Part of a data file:
— BEGIN —

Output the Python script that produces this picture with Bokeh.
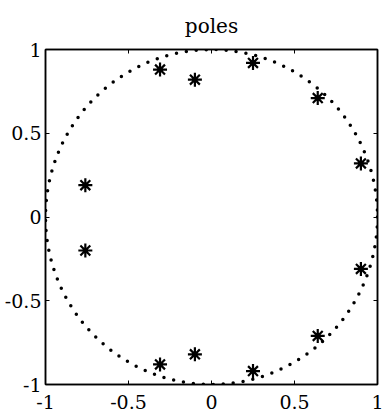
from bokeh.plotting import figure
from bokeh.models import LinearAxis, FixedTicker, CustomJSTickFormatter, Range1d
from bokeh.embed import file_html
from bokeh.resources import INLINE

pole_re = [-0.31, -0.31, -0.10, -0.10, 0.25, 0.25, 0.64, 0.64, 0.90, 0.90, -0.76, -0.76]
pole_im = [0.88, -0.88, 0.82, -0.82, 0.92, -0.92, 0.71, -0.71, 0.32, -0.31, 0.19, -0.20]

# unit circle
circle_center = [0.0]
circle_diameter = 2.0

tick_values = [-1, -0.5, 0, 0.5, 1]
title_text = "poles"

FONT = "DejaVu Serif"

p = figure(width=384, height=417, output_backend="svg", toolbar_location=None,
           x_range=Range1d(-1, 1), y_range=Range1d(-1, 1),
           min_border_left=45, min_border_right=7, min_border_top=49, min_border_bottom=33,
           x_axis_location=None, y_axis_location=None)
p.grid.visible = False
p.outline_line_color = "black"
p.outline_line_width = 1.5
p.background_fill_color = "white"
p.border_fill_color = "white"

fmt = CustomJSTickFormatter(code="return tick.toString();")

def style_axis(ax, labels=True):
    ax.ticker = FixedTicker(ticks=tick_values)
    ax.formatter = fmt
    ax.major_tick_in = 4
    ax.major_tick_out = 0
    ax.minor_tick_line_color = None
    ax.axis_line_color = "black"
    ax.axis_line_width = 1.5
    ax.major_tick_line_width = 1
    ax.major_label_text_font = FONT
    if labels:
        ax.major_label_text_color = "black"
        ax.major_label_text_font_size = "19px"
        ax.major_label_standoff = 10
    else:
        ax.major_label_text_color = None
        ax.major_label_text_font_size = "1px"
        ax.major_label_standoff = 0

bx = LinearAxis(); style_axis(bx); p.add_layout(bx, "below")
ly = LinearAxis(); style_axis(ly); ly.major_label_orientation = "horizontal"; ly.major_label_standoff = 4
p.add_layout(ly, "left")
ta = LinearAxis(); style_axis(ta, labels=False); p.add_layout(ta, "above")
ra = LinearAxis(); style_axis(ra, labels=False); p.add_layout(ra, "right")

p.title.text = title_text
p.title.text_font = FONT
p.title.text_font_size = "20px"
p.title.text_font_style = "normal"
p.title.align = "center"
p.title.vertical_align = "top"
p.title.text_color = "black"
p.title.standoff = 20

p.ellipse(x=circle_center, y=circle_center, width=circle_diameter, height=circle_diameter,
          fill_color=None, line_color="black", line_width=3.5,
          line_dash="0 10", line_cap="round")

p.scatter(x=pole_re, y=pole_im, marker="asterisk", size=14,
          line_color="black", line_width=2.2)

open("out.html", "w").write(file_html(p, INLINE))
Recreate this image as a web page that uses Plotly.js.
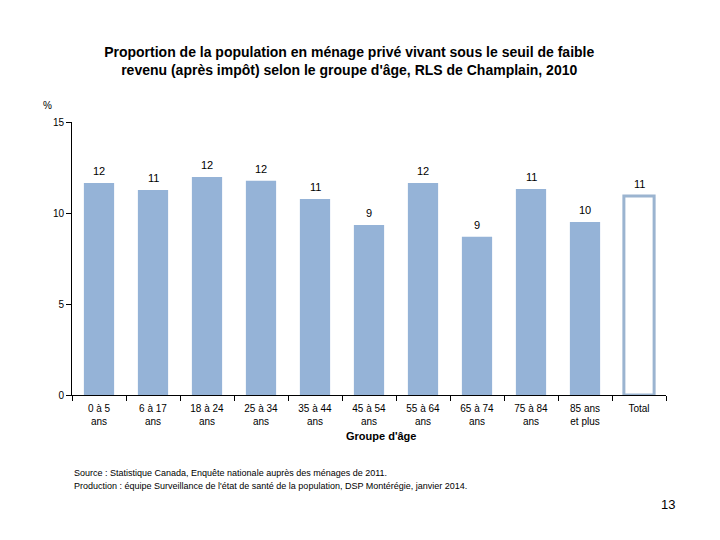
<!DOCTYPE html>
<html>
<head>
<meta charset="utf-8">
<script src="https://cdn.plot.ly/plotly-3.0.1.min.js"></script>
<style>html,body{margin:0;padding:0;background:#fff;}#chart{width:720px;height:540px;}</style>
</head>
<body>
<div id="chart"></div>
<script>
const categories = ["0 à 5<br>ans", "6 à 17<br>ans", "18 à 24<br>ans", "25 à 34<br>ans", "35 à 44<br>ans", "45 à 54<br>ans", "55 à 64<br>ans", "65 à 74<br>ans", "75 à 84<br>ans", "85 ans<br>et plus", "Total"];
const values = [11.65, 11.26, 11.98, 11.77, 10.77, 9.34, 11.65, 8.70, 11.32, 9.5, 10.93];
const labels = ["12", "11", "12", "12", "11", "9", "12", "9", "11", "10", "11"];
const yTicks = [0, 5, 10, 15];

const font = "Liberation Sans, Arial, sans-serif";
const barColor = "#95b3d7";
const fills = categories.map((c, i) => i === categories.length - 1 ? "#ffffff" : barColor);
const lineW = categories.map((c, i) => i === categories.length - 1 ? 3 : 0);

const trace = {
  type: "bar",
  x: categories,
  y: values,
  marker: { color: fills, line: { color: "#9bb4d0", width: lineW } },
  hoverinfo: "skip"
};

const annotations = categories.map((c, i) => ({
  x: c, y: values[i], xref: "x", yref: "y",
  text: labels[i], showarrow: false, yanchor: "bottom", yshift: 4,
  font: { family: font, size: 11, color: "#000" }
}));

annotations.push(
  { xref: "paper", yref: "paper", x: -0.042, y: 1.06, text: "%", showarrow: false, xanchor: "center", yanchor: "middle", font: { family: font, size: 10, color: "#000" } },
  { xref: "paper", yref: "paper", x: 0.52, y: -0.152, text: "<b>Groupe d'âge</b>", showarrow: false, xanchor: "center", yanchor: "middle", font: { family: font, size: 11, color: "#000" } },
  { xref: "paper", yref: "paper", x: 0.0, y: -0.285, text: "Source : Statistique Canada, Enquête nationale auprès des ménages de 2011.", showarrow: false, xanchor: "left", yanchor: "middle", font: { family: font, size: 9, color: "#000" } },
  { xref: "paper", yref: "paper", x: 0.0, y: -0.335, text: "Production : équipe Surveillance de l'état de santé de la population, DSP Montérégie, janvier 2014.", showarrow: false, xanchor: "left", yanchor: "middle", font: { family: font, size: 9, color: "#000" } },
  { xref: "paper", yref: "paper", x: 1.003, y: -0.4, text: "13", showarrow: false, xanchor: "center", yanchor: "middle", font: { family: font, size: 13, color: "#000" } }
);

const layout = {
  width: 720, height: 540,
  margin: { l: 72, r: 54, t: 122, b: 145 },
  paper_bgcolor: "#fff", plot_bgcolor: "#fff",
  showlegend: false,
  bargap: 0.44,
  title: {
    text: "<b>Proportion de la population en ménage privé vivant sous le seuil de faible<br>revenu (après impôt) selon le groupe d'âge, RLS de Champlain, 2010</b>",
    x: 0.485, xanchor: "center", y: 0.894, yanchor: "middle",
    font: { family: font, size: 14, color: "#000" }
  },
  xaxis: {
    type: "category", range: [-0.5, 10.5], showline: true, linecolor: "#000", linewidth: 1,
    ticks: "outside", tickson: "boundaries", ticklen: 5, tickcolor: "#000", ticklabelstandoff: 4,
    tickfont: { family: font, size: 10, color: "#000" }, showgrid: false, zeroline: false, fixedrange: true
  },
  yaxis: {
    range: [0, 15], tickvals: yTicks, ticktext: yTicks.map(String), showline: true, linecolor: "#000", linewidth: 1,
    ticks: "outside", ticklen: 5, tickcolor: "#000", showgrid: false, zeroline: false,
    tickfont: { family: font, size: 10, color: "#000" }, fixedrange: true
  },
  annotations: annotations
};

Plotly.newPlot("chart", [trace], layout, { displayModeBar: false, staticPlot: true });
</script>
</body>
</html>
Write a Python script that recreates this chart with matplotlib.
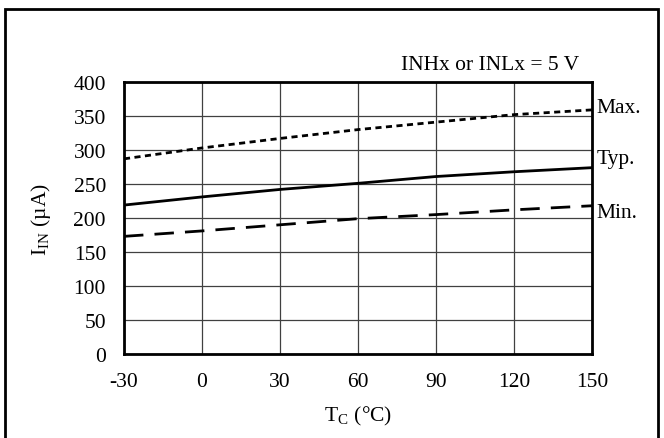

— END —

What you should do
Pull out every line of the records above that contains the word "with".

The completed task
Output the Python script that produces this picture with Bokeh.
Write a Python script that recreates this chart with matplotlib.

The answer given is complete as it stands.